Purple Coo Book Group Spring Read 2017

Don't forget, my Purple Friends, that to vote for your books you need to list your 1st and 2nd choices in the comments box below. If for any reason you can't let me know there, try leaving me a message on the Purple Coo site itself or via Facebook, I'll be Behind the Bike Sheds. After a count up I'll post the most popular title on the Purple Coo main site. It then becomes the Purple Coo Book Group Spring Read 2017 - so  let's get on with some more Happy reading.

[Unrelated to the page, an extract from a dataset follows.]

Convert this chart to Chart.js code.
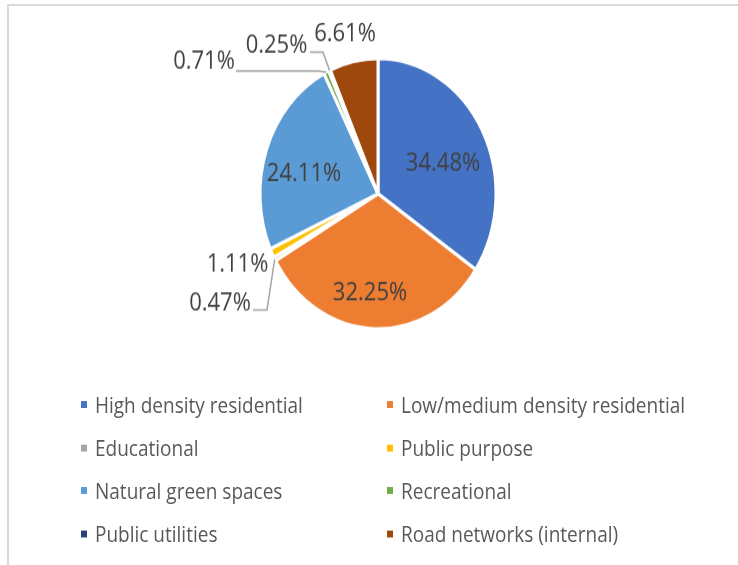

Golden Hill by Francis Spufford
When a handsome young stranger arrives in 1746 New York wishing to cash an order for £1000, can he be trusted or is he a smooth talking swindler? Racy and pacy, with wonderful twists and turns, I’m half way through this book already and it reminds me of Henry Fielding’s Tom Jones. I love it. This has to be the best read I’ve come across this year.

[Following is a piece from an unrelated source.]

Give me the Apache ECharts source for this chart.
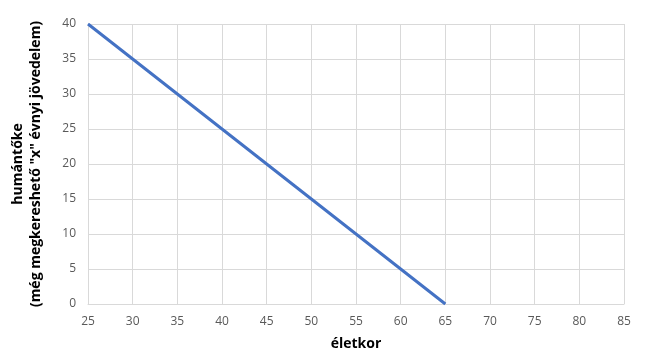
<!DOCTYPE html>
<html><head><meta charset="utf-8">
<script src="https://cdn.jsdelivr.net/npm/echarts@6/dist/echarts.min.js"></script>
<style>html,body{margin:0;padding:0;background:#fff}#c{width:650px;height:352px}</style>
</head><body><div id="c"></div>
<script>
const ages = [25,26,27,28,29,30,31,32,33,34,35,36,37,38,39,40,41,42,43,44,45,46,47,48,49,50,51,52,53,54,55,56,57,58,59,60,61,62,63,64,65];
const humanCapital = [40,39,38,37,36,35,34,33,32,31,30,29,28,27,26,25,24,23,22,21,20,19,18,17,16,15,14,13,12,11,10,9,8,7,6,5,4,3,2,1,0];
const xTitle = 'életkor';
const yTitle = 'humántőke\n(még megkereshető "x" évnyi jövedelem)';
const font = '"Open Sans", "Noto Sans", sans-serif';
const chart = echarts.init(document.getElementById('c'));
chart.setOption({
  animation:false,
  grid:{left:88,right:26,top:24,bottom:48,containLabel:false,outerBoundsMode:'none'},
  xAxis:{type:'value',min:25,max:85,interval:5,
    name:xTitle,nameLocation:'middle',nameGap:33,
    nameTextStyle:{fontFamily:font,fontWeight:'bold',fontSize:14,color:'#000'},
    axisLine:{show:true,lineStyle:{color:'#d9d9d9'}},axisTick:{show:false},
    axisLabel:{fontFamily:font,fontSize:12,color:'#595959',margin:12},
    splitLine:{show:true,lineStyle:{color:'#d9d9d9'}}},
  yAxis:{type:'value',min:0,max:40,interval:5,
    name:yTitle,nameLocation:'middle',nameGap:43,nameRotate:90,
    nameTextStyle:{fontFamily:font,fontWeight:'bold',fontSize:14,color:'#000',lineHeight:18},
    axisLine:{show:true,lineStyle:{color:'#d9d9d9'}},axisTick:{show:false},
    axisLabel:{fontFamily:font,fontSize:12,color:'#595959',margin:12},
    splitLine:{show:true,lineStyle:{color:'#d9d9d9'}}},
  series:[{type:'line',data:ages.map((a,i)=>[a,humanCapital[i]]),showSymbol:false,
    lineStyle:{color:'#4472c4',width:3}}]
});
</script></body></html>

Paying Guests by Sarah Waters
It’s 1922 and the war’s been over for four years. When a genteel grieving widow and her spinster daughter take in a married couple of the ‘clerk class’ to make ends meet, snobbery abounds. The spinster daughter is trapped by her home circumstances and the flighty young wife is bored and although it’s an unlikely companionship they're soon very close friends, and as a result of their relationship, dire troubles emerge.

Travels With My Aunt by Graham Green
A humorous novel about a retired, conventional bank manager who meets his eccentric and amoral aunt at his mother’s funeral. Before long they are setting off on journeys together, with momentous and life changing results.

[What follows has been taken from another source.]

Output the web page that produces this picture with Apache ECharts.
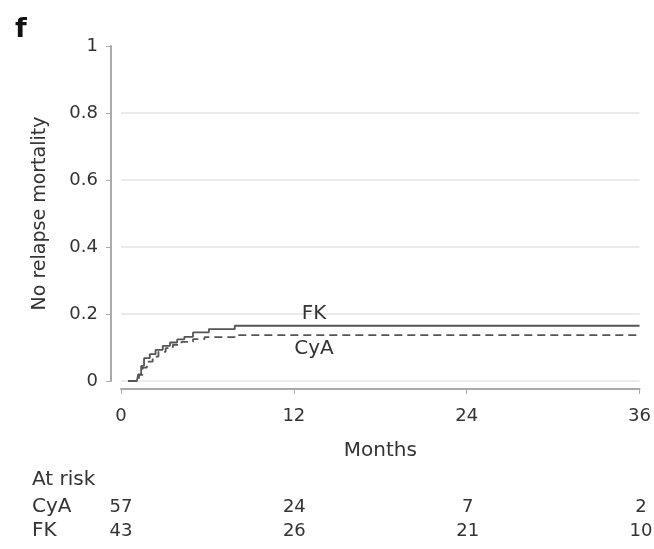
<!DOCTYPE html>
<html>
<head>
<meta charset="utf-8">
<script src="https://cdn.jsdelivr.net/npm/echarts@6/dist/echarts.min.js"></script>
<style>
  html, body { margin: 0; padding: 0; background: #fff; }
  #chart { width: 654px; height: 549px; }
</style>
</head>
<body>
<div id="chart"></div>
<script>
// step data: [month, cumulative NRM]
var fkSteps = [[0.5, 0], [1.1, 0], [1.2, 0.02], [1.4, 0.045], [1.6, 0.068], [2.0, 0.08], [2.4, 0.093],
  [2.9, 0.105], [3.4, 0.115], [3.9, 0.124], [4.4, 0.132], [5.0, 0.145], [6.1, 0.155], [7.9, 0.165], [36, 0.165]];
var cyaSteps = [[0.5, 0], [1.1, 0], [1.25, 0.018], [1.5, 0.04], [1.8, 0.058], [2.2, 0.073], [2.6, 0.087],
  [3.1, 0.098], [3.6, 0.108], [4.2, 0.117], [5.0, 0.125], [5.8, 0.131], [7.9, 0.137], [35.8, 0.137]];

var riskMonths = [0, 12, 24, 36];
var riskGroups = ['CyA', 'FK'];
var riskCyA = [57, 24, 7, 2];
var riskFK = [43, 26, 21, 10];

var font = '"DejaVu Sans", sans-serif';
var textColor = '#333';

function riskData(vals, group) {
  return riskMonths.map(function (m, i) { return { value: [m, group], label: { formatter: String(vals[i]) } }; });
}

var riskLabel = { show: true, position: 'inside', fontSize: 18, fontWeight: 'normal', color: textColor, textBorderWidth: 0 };

var chart = echarts.init(document.getElementById('chart'));
chart.setOption({
  animation: false,
  textStyle: { fontFamily: font },
  graphic: [
    { type: 'text', left: 15, top: 16, style: { text: 'f', font: 'bold 27px ' + font, fill: '#111' } },
    { type: 'text', left: 32, top: 470, style: { text: 'At risk', font: '20px ' + font, fill: textColor } },
    { type: 'text', left: 32, top: 497, style: { text: riskGroups[0], font: '20px ' + font, fill: textColor } },
    { type: 'text', left: 32, top: 521, style: { text: riskGroups[1], font: '20px ' + font, fill: textColor } }
  ],
  grid: [
    { left: 121, right: 13, top: 46, bottom: 168 },
    { left: 121, right: 13, top: 495, height: 48 }
  ],
  xAxis: [{
    gridIndex: 0, type: 'value', min: 0, max: 36, interval: 12,
    offset: 8,
    name: 'Months', nameLocation: 'middle', nameGap: 52,
    nameTextStyle: { fontSize: 20, color: textColor, fontFamily: font },
    axisLine: { show: true, onZero: false, lineStyle: { color: '#aaa', width: 2 } },
    axisTick: { show: true, length: 5, lineStyle: { color: '#aaa' } },
    axisLabel: { fontSize: 18, color: textColor, margin: 18 },
    splitLine: { show: false }
  }, {
    gridIndex: 1, type: 'value', min: 0, max: 36, interval: 12,
    axisLine: { show: false }, axisTick: { show: false }, axisLabel: { show: false }, splitLine: { show: false }
  }],
  yAxis: [{
    gridIndex: 0, type: 'value', min: 0, max: 1, interval: 0.2,
    offset: 10,
    name: 'No relapse mortality', nameLocation: 'middle', nameGap: 61, nameRotate: 90,
    nameTextStyle: { fontSize: 19, color: textColor, fontFamily: font },
    axisLine: { show: true, onZero: false, lineStyle: { color: '#aaa', width: 2 } },
    axisTick: { show: true, length: 5, lineStyle: { color: '#aaa' } },
    axisLabel: { fontSize: 18, color: textColor, margin: 13 },
    splitLine: { show: true, lineStyle: { color: ['#e4e4e4', '#e4e4e4', '#e4e4e4', '#e4e4e4', '#e4e4e4', 'transparent'], width: 1.5 } }
  }, {
    gridIndex: 1, type: 'category', data: riskGroups, inverse: true,
    axisLine: { show: false }, axisTick: { show: false }, splitLine: { show: false },
    axisLabel: { show: false }
  }],
  series: [{
    name: 'FK', type: 'line', step: 'end', data: fkSteps, showSymbol: false,
    lineStyle: { color: '#555', width: 1.8 },
    markPoint: {
      symbol: 'circle', symbolSize: 0,
      label: { show: true, position: 'inside', formatter: 'FK', fontSize: 20, color: textColor, textBorderWidth: 0 },
      data: [{ coord: [13.4, 0.2] }]
    }
  }, {
    name: 'CyA', type: 'line', step: 'end', data: cyaSteps, showSymbol: false,
    lineStyle: { color: '#555', width: 1.8, type: [8, 5] },
    markPoint: {
      symbol: 'circle', symbolSize: 0,
      label: { show: true, position: 'inside', formatter: 'CyA', fontSize: 20, color: textColor, textBorderWidth: 0 },
      data: [{ coord: [13.4, 0.096] }]
    }
  }, {
    type: 'scatter', xAxisIndex: 1, yAxisIndex: 1, symbolSize: 0,
    itemStyle: { opacity: 1 },
    label: riskLabel,
    data: riskData(riskCyA, 'CyA')
  }, {
    type: 'scatter', xAxisIndex: 1, yAxisIndex: 1, symbolSize: 0,
    itemStyle: { opacity: 1 },
    label: riskLabel,
    data: riskData(riskFK, 'FK')
  }]
});
</script>
</body>
</html>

The Bridges of Madison County by Robert James Waller
On the face of it, this is a novella relating a four day affair between a lonely farmer’s wife and a visiting National Geographic reporter. But somehow it transcends the mundane to be about what it is to love and be loved, in such an intense way life is never the same again.

The Road to Little Dribbling by Bill Bryson
20 years after Bill Bryson was let loose to travel around Britain (remember Notes from a Small Island?) he’s been at it again to see what’s changed. Bognor Regis to Cape Wrath gets the predictably enjoyable Bryson treatment as he seeks out the ridiculous, the disreputable and the downright appealing.